Plotting code records
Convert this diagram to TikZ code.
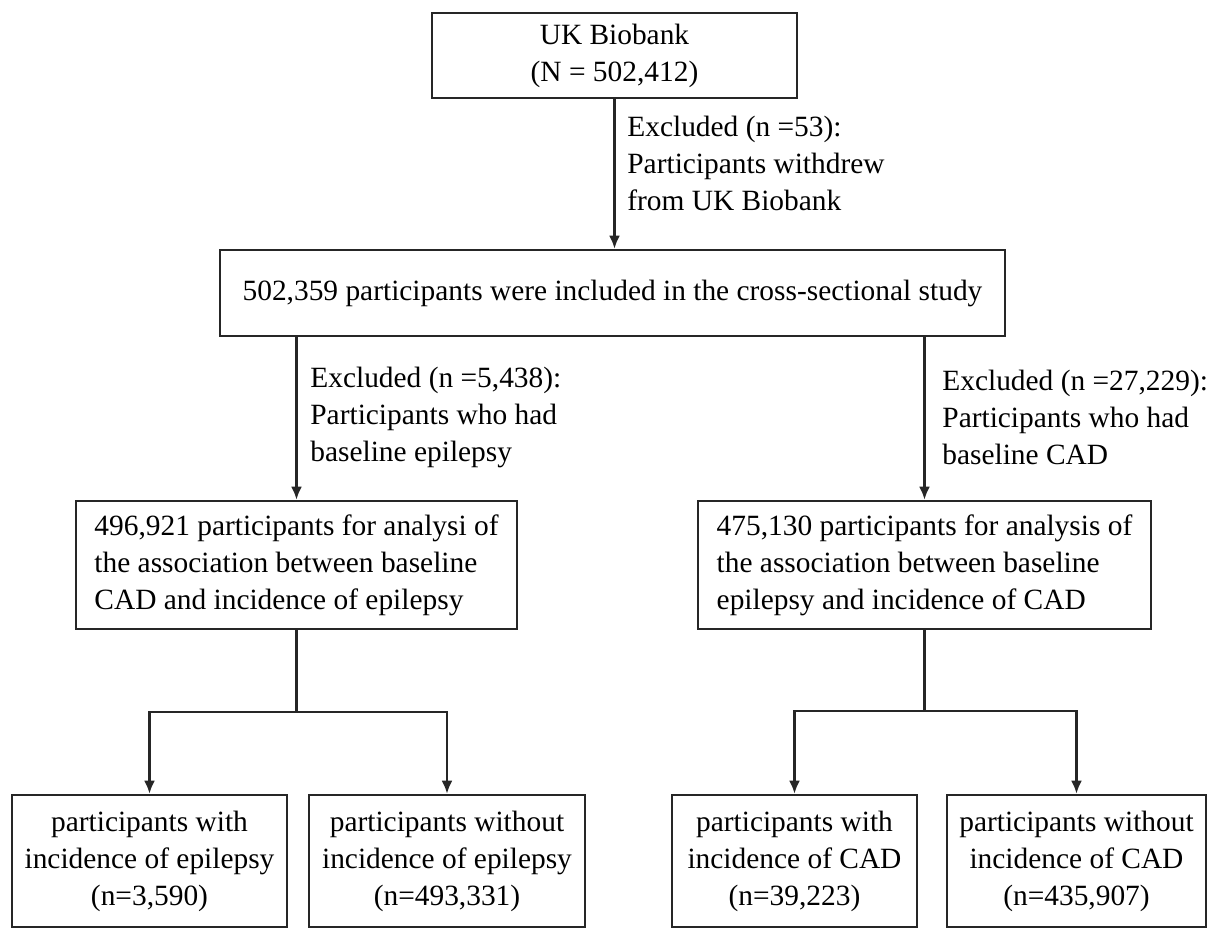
\documentclass[tikz,border=0pt]{standalone}
\usepackage{fontspec}
\setmainfont{Liberation Serif}
\usetikzlibrary{arrows.meta,shapes}

\begin{document}
\begin{tikzpicture}[x=0.5pt, y=-0.5pt, >={Latex[length=6.5pt,width=5.5pt]}]
    \tikzstyle{box}=[rectangle, draw=black!85, line width=1.3pt, inner sep=4pt, font=\fontsize{14.7}{18.5}\selectfont]
    \tikzstyle{note}=[anchor=west, inner sep=0pt, align=left, font=\fontsize{14.7}{18.5}\selectfont]
    \tikzstyle{link}=[draw=black!85, line width=1.1pt]
    \useasboundingbox (0,0) rectangle (1223,929);

    % cohort boxes
    \node[box, align=center, minimum width=182.5pt, minimum height=42.5pt] (bio) at (614.5,55.5) {UK Biobank\\(N = 502,412)};
    \node[box, minimum width=392.5pt, minimum height=43pt] (incl) at (612.5,293) {502,359 participants were included in the cross-sectional study};
    \node[box, align=left, minimum width=220.5pt, minimum height=64pt] (anaE) at (296.5,565) {496,921 participants for analysi of\\the association between baseline\\CAD and incidence of epilepsy};
    \node[box, align=left, minimum width=226.5pt, minimum height=64pt] (anaC) at (924.5,565) {475,130 participants for analysis of\\the association between baseline\\epilepsy and incidence of CAD};

    % outcome boxes
    \node[box, align=center, minimum width=137.5pt, minimum height=66pt] (withE) at (149.5,861) {participants with\\incidence of epilepsy\\(n=3,590)};
    \node[box, align=center, minimum width=138pt, minimum height=66pt] (noE) at (447,861) {participants without\\incidence of epilepsy\\(n=493,331)};
    \node[box, align=center, minimum width=122.5pt, minimum height=66pt] (withC) at (794.5,861) {participants with\\incidence of CAD\\(n=39,223)};
    \node[box, align=center, minimum width=129.5pt, minimum height=66pt] (noC) at (1076.5,861) {participants without\\incidence of CAD\\(n=435,907)};

    % exclusions
    \node[note] (exBio) at (627,163) {Excluded (n =53):\\Participants withdrew\\from UK Biobank};
    \node[note] (exE) at (310,417) {Excluded (n =5,438):\\Participants who had\\baseline epilepsy};
    \node[note] (exC) at (942,417) {Excluded (n =27,229):\\Participants who had\\baseline CAD};

    \draw[link,->] (bio) -- (incl.north -| bio);
    \draw[link,->] (incl.south -| anaE) -- (anaE);
    \draw[link,->] (incl.south -| anaC) -- (anaC);

    % splits
    \coordinate (jE) at (296.5,712);
    \coordinate (jC) at (924.5,711);
    \draw[link] (anaE) -- (jE);
    \draw[link] (anaC) -- (jC);
    \draw[link,->] (jE) -| (withE);
    \draw[link,->] (jE) -| (noE);
    \draw[link,->] (jC) -| (withC);
    \draw[link,->] (jC) -| (noC);
\end{tikzpicture}
\end{document}
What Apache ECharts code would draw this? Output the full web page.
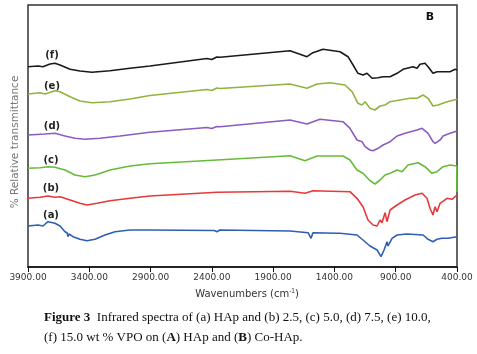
<!DOCTYPE html>
<html>
<head>
<meta charset="utf-8">
<script src="https://cdn.jsdelivr.net/npm/echarts@6/dist/echarts.min.js"></script>
<style>
html,body{margin:0;padding:0;background:#fff;}
#main{width:477px;height:354px;}
</style>
</head>
<body>
<div id="main"></div>
<script>
// spectra: [wavenumber, relative transmittance (arbitrary, offset for stacking)]
var specA = [[3900,41],[3818,42],[3778,41],[3737,45.3],[3680,43.7],[3639,41],[3598,35.3],[3580,34],[3574,30.3],[3565,33],[3533,30.3],[3476,27.7],[3419,26.3],[3353,27.7],[3272,32],[3190,35.3],[3068,37],[2905,37],[2380,36.5],[2358,35.3],[2335,37],[1762,36],[1615,34.3],[1591,28.7],[1575,34.3],[1379,33.7],[1371,32],[1354,33.7],[1216,32],[1167,27],[1110,21],[1052,17],[1020,10.3],[995,17],[971,25.3],[963,21],[930,28.7],[889,32],[808,33],[677,32],[636,27.7],[596,25.3],[563,27.7],[522,28.7],[473,28.7],[400,30.3]];
var specB = [[3900,68.7],[3802,69.7],[3737,71],[3680,69.7],[3639,70.3],[3557,67],[3476,63.7],[3419,62],[3337,63.7],[3231,66.3],[3068,68.7],[2905,71],[2358,74.7],[1762,75.7],[1640,73.7],[1575,76.3],[1273,75.3],[1216,68.7],[1167,60.3],[1126,47],[1085,42],[1052,41],[1028,47],[1012,44.3],[987,54.3],[971,45.3],[946,57],[889,62],[824,67],[742,72],[685,73.7],[645,68.7],[620,58.7],[596,52],[579,60.3],[563,55.3],[538,63.7],[481,68.7],[441,67.7],[400,72]];
var specC = [[3900,98.7],[3802,99.3],[3737,100.3],[3680,99.7],[3598,97],[3517,92],[3435,90.3],[3353,92],[3231,97],[3068,101],[2905,103.2],[2358,107],[1762,111.3],[1640,106.3],[1542,111],[1330,111],[1273,107],[1216,97],[1167,93.7],[1110,86.3],[1069,83],[1028,87],[987,92],[946,93.7],[889,97],[848,95.3],[800,102],[718,104.3],[661,100.3],[604,93.7],[563,95.3],[514,100.3],[457,102],[402,101],[400,75]];
var specD = [[3900,132],[3761,133],[3680,133.7],[3598,131],[3517,128.7],[3435,127.7],[3313,128.7],[3149,131],[2905,134.8],[2440,139.5],[2400,138.5],[2360,140.5],[2333,140.3],[1762,147],[1624,143],[1518,147.7],[1330,145.3],[1273,138.7],[1216,127],[1175,125.3],[1150,120.3],[1110,117],[1085,116.3],[1044,118.7],[1003,122],[946,125.3],[889,131],[824,133.7],[726,137],[685,138.7],[636,133.7],[596,125.3],[579,123.7],[538,127],[514,131],[457,133.7],[400,136]];
var specE = [[3900,173],[3802,174.3],[3761,173],[3680,176.3],[3639,175.3],[3557,170.3],[3476,166],[3378,164.3],[3231,165.3],[3068,168],[2905,171.5],[2440,177.5],[2400,176.5],[2360,179],[2333,178.5],[1762,183],[1624,178.7],[1542,183],[1436,184.3],[1314,182],[1256,175.3],[1208,163.7],[1175,162],[1150,165.3],[1110,158.7],[1069,157],[1028,161],[987,162],[946,165.3],[865,167],[783,168.7],[726,168.7],[677,172],[636,168.7],[596,161],[555,162],[481,165.3],[400,167.7]];
var specF = [[3900,200.3],[3818,201],[3778,200.3],[3720,203],[3680,203.7],[3639,202],[3557,197.7],[3476,196],[3378,194.7],[3231,196.3],[3068,198.7],[2905,201],[2440,208.5],[2400,207.5],[2360,210],[2333,209.7],[1762,216.3],[1624,210.3],[1575,214.3],[1493,217.7],[1354,215.3],[1289,210.3],[1248,202],[1208,193.7],[1167,192],[1134,193.7],[1093,188.7],[1044,189.3],[1003,190.3],[946,190.3],[889,193.7],[840,197.7],[759,200.3],[726,198.7],[702,202.7],[661,203.7],[636,200.3],[596,193.7],[563,195.3],[514,195.3],[457,195.3],[416,197.7],[400,197]];

var seriesNames = ['(a)', '(b)', '(c)', '(d)', '(e)', '(f)'];
var seriesData = [specA, specB, specC, specD, specE, specF];
var seriesColors = ['#2f5fb3', '#e63a3a', '#66bb3a', '#8a5cc0', '#90b43e', '#1a1a1a'];

var chart = echarts.init(document.getElementById('main'));

var series = [];
for (var i = 0; i < seriesData.length; i++) {
	series.push({
		name : seriesNames[i],
		type : 'line',
		data : seriesData[i],
		showSymbol : false,
		symbol : 'none',
		smooth : false,
		lineStyle : { color : seriesColors[i], width : 1.6 },
		itemStyle : { color : seriesColors[i] },
		z : 3
	});
}

// curve tags, drawn as plain text near the left edge
var tagPos = [[51, 215], [51, 188], [51, 160], [52, 126], [52, 86], [52, 55]];
var graphics = [];
for (var j = 0; j < seriesNames.length; j++) {
	graphics.push({
		type : 'text', x : tagPos[j][0], y : tagPos[j][1],
		style : { text : seriesNames[j], fill : '#222', font : 'bold 10px "DejaVu Sans"', align : 'center', verticalAlign : 'middle' }
	});
}
graphics.push({
	type : 'text', x : 430, y : 17,
	style : { text : 'B', fill : '#111', font : 'bold 11px "DejaVu Sans"', align : 'center', verticalAlign : 'middle' }
});
graphics.push({
	type : 'text', x : 15, y : 142, rotation : Math.PI / 2,
	style : { text : '% Relative transmittance', fill : '#777', font : '10.5px "DejaVu Sans"', align : 'center', verticalAlign : 'middle' }
});
graphics.push({
	type : 'text', x : 247, y : 294,
	style : {
		text : 'Wavenumbers (cm{sup|-1})',
		rich : { sup : { fontSize : 6.5, verticalAlign : 'top', padding : [0, 0, 5, 0], fill : '#333' } },
		fill : '#333', font : '10px "DejaVu Sans"', align : 'center', verticalAlign : 'middle'
	}
});
graphics.push({
	type : 'text', x : 44, y : 318,
	style : {
		text : '{b|Figure 3}  Infrared spectra of (a) HAp and (b) 2.5, (c) 5.0, (d) 7.5, (e) 10.0,',
		rich : { b : { fontWeight : 'bold', fontFamily : '"Liberation Serif"', fontSize : 13, fill : '#111' } },
		fill : '#111', font : '13px "Liberation Serif"', verticalAlign : 'middle'
	}
});
graphics.push({
	type : 'text', x : 44, y : 338,
	style : {
		text : '(f) 15.0 wt % VPO on ({b|A}) HAp and ({b|B}) Co-HAp.',
		rich : { b : { fontWeight : 'bold', fontFamily : '"Liberation Serif"', fontSize : 13, fill : '#111' } },
		fill : '#111', font : '13px "Liberation Serif"', verticalAlign : 'middle'
	}
});

chart.setOption({
	animation : false,
	grid : {
		left : 28, right : 20, top : 5, bottom : 87,
		show : true, borderColor : '#333', borderWidth : 1.5, backgroundColor : 'transparent'
	},
	xAxis : {
		type : 'value',
		min : 400, max : 3900, interval : 500,
		inverse : true,
		splitLine : { show : false },
		axisLine : { show : true, lineStyle : { color : '#111', width : 1.5 } },
		axisTick : { show : true, inside : false, length : 5, lineStyle : { color : '#111', width : 1 } },
		axisLabel : {
			color : '#333', fontSize : 9, fontFamily : 'DejaVu Sans', margin : 6,
			formatter : function (v) { return v.toFixed(2); }
		}
	},
	yAxis : {
		type : 'value', min : 0, max : 262,
		show : false, splitLine : { show : false }
	},
	series : series,
	graphic : graphics
});
</script>
</body>
</html>
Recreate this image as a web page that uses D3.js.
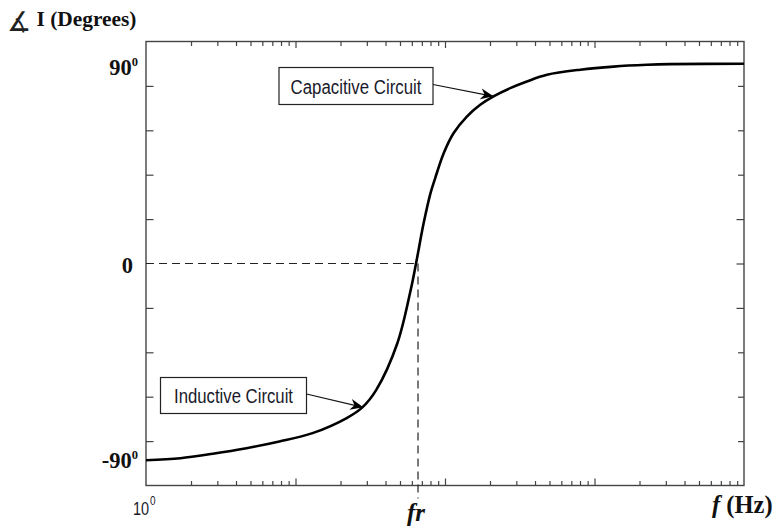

■ Given exercise
Check each line above for the word "page" and copy the ones that have it.

■ Full answer
What Apache ECharts code would draw this? Output the full web page.
Recreate this image as a web page that uses D3.js.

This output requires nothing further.